◆ **Source data**:
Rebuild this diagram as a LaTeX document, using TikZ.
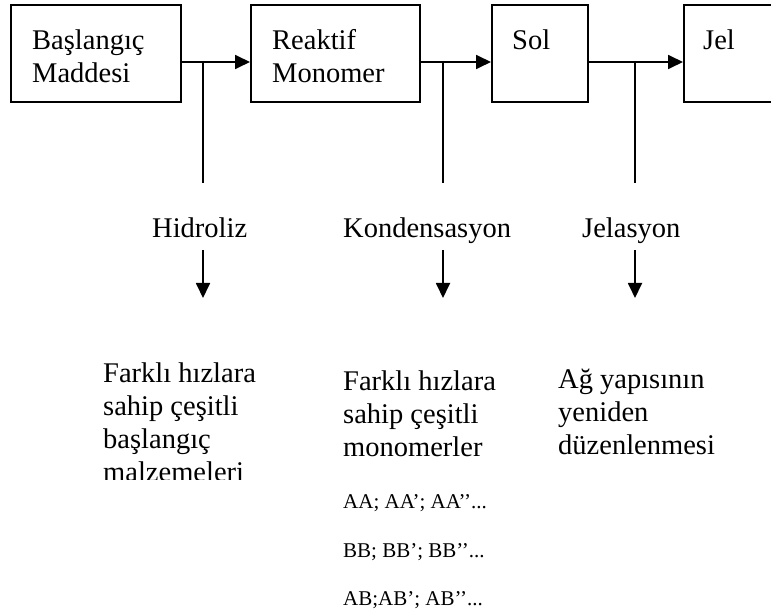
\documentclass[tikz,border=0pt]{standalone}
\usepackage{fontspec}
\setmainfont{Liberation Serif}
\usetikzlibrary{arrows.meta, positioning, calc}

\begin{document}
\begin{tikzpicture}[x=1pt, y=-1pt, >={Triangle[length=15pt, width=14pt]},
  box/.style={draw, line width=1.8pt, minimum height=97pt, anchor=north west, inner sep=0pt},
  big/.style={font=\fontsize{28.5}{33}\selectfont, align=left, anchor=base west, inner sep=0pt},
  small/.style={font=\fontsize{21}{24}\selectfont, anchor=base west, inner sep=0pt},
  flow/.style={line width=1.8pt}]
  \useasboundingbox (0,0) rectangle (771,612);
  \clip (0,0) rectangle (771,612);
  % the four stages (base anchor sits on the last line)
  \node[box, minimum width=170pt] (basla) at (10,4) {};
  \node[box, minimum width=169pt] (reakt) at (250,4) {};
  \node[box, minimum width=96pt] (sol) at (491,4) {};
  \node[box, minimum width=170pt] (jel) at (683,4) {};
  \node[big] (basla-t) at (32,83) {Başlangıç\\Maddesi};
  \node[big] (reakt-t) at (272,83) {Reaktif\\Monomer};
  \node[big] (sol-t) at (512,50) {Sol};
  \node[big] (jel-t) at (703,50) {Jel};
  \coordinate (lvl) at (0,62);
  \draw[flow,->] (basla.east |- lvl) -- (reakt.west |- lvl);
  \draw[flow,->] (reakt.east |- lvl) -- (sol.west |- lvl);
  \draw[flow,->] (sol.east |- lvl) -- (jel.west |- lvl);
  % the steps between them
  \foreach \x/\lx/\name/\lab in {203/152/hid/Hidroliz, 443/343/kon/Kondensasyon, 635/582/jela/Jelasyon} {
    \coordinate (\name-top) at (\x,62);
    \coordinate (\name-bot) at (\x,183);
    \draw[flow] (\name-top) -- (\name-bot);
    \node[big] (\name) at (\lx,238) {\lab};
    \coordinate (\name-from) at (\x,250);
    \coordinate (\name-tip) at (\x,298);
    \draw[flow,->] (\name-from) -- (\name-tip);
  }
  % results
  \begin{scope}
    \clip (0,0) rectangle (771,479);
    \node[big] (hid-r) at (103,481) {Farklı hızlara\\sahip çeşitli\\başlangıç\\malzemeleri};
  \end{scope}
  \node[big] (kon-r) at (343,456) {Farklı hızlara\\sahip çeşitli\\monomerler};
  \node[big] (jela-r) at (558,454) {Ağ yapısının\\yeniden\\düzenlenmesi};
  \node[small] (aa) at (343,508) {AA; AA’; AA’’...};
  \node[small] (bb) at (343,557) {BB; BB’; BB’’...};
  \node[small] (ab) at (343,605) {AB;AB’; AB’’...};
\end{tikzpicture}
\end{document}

◆ **Set problem**: Reproduce all of the data exactly; the pictures do not belong in the copy.

◆ **Answer to the problem**:
Rebuild this diagram as a LaTeX document, using TikZ.
\documentclass[tikz,border=0pt]{standalone}
\usepackage{fontspec}
\setmainfont{Liberation Serif}
\usetikzlibrary{arrows.meta, positioning, calc}

\begin{document}
\begin{tikzpicture}[x=1pt, y=-1pt, >={Triangle[length=15pt, width=14pt]},
  box/.style={draw, line width=1.8pt, minimum height=97pt, anchor=north west, inner sep=0pt},
  big/.style={font=\fontsize{28.5}{33}\selectfont, align=left, anchor=base west, inner sep=0pt},
  small/.style={font=\fontsize{21}{24}\selectfont, anchor=base west, inner sep=0pt},
  flow/.style={line width=1.8pt}]
  \useasboundingbox (0,0) rectangle (771,612);
  \clip (0,0) rectangle (771,612);
  % the four stages (base anchor sits on the last line)
  \node[box, minimum width=170pt] (basla) at (10,4) {};
  \node[box, minimum width=169pt] (reakt) at (250,4) {};
  \node[box, minimum width=96pt] (sol) at (491,4) {};
  \node[box, minimum width=170pt] (jel) at (683,4) {};
  \node[big] (basla-t) at (32,83) {Başlangıç\\Maddesi};
  \node[big] (reakt-t) at (272,83) {Reaktif\\Monomer};
  \node[big] (sol-t) at (512,50) {Sol};
  \node[big] (jel-t) at (703,50) {Jel};
  \coordinate (lvl) at (0,62);
  \draw[flow,->] (basla.east |- lvl) -- (reakt.west |- lvl);
  \draw[flow,->] (reakt.east |- lvl) -- (sol.west |- lvl);
  \draw[flow,->] (sol.east |- lvl) -- (jel.west |- lvl);
  % the steps between them
  \foreach \x/\lx/\name/\lab in {203/152/hid/Hidroliz, 443/343/kon/Kondensasyon, 635/582/jela/Jelasyon} {
    \coordinate (\name-top) at (\x,62);
    \coordinate (\name-bot) at (\x,183);
    \draw[flow] (\name-top) -- (\name-bot);
    \node[big] (\name) at (\lx,238) {\lab};
    \coordinate (\name-from) at (\x,250);
    \coordinate (\name-tip) at (\x,298);
    \draw[flow,->] (\name-from) -- (\name-tip);
  }
  % results
  \begin{scope}
    \clip (0,0) rectangle (771,479);
    \node[big] (hid-r) at (103,481) {Farklı hızlara\\sahip çeşitli\\başlangıç\\malzemeleri};
  \end{scope}
  \node[big] (kon-r) at (343,456) {Farklı hızlara\\sahip çeşitli\\monomerler};
  \node[big] (jela-r) at (558,454) {Ağ yapısının\\yeniden\\düzenlenmesi};
  \node[small] (aa) at (343,508) {AA; AA’; AA’’...};
  \node[small] (bb) at (343,557) {BB; BB’; BB’’...};
  \node[small] (ab) at (343,605) {AB;AB’; AB’’...};
\end{tikzpicture}
\end{document}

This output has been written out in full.